Tenho de reconhecer que sou cantora... esses nomes que referiu começaram a compor e a criar muito antes de mim, seguramente foram uma influência importante para imensos músicos mas não ousaria comparar-me com elas porque cada uma foi absolutamente singular. Tenho consciência de que poderá haver pontos de contacto com o que faço, gosto muito delas, particularmente, de Kate Bush, mas também de Laurie Anderson. 




Não sei se já reparou mas, quando se escreve “Holter” no Google, a primeira referência que surge é o Monitor de Holter, um aparelho de electrocardiograma portátil que regista o ritmo cardíaco ao longo de 24 horas ou mais. Fiquei com a ideia que poderia ser uma metáfora útil para a sua música que, apesar de lidar com emoções, é muito precisa, cerebral, muito racionalmente escrita... 
Não sei... mas essa ideia é muito interessante. Não acho que tenha uma atitude robótica e que as minhas canções sejam desprovidas de emoção mas também não seria capaz de descartar esse seu ponto de vista. 

Já deu concertos tanto na Europa como nos EUA. Sente alguma diferença na reacção de americanos e europeus à sua música? Pergunto isto porque sempre me pareceu que os seus discos têm uma sensibilidade particularmente europeia... 
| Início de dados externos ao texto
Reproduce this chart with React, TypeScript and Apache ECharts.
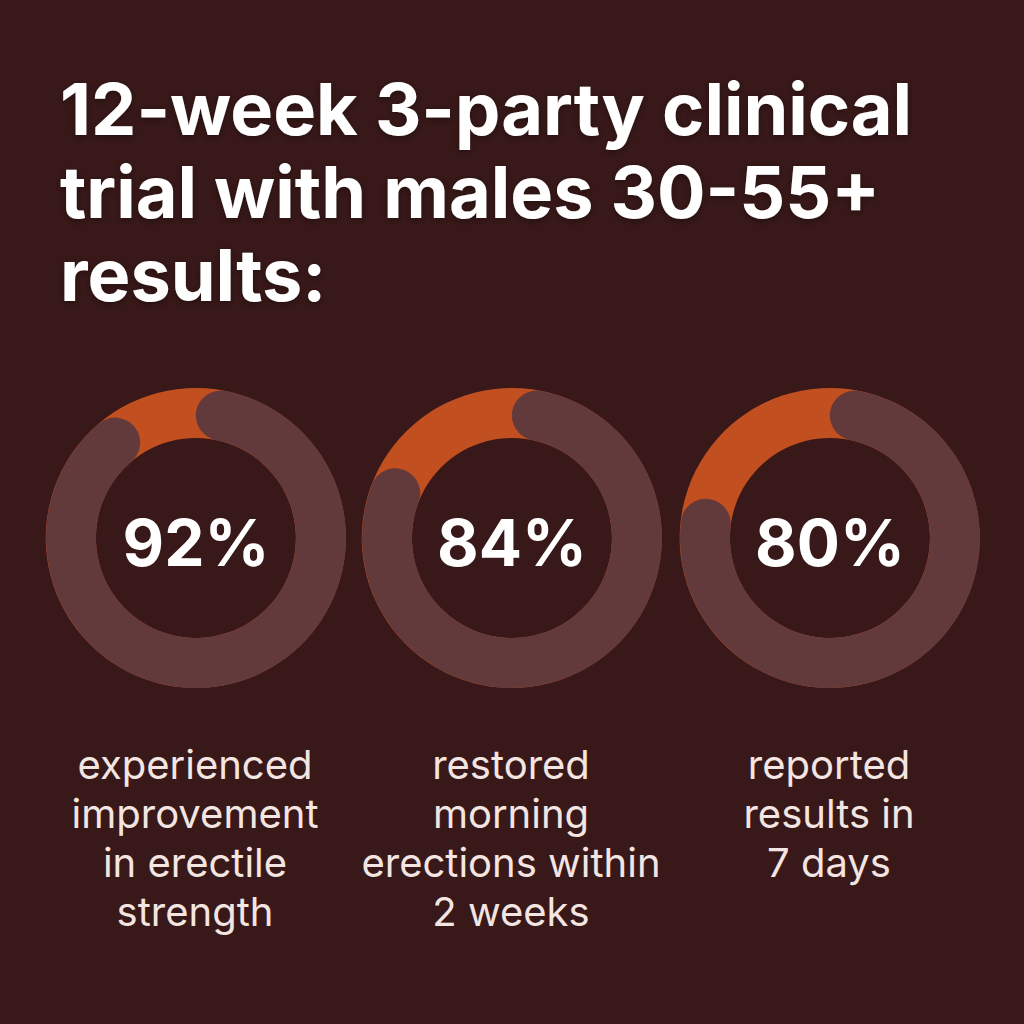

Não tenho a certeza. Nunca reparei que houvesse reacções distintas, Sou americana, sinto-me muito americana, mas a verdade é que já não é a primeira vez que me dizem isso. Tal como o contrário. A verdade é que, hoje, essas distinções são capazes de já não fazer grande sentido, vivemos numa sociedade definitivamente global.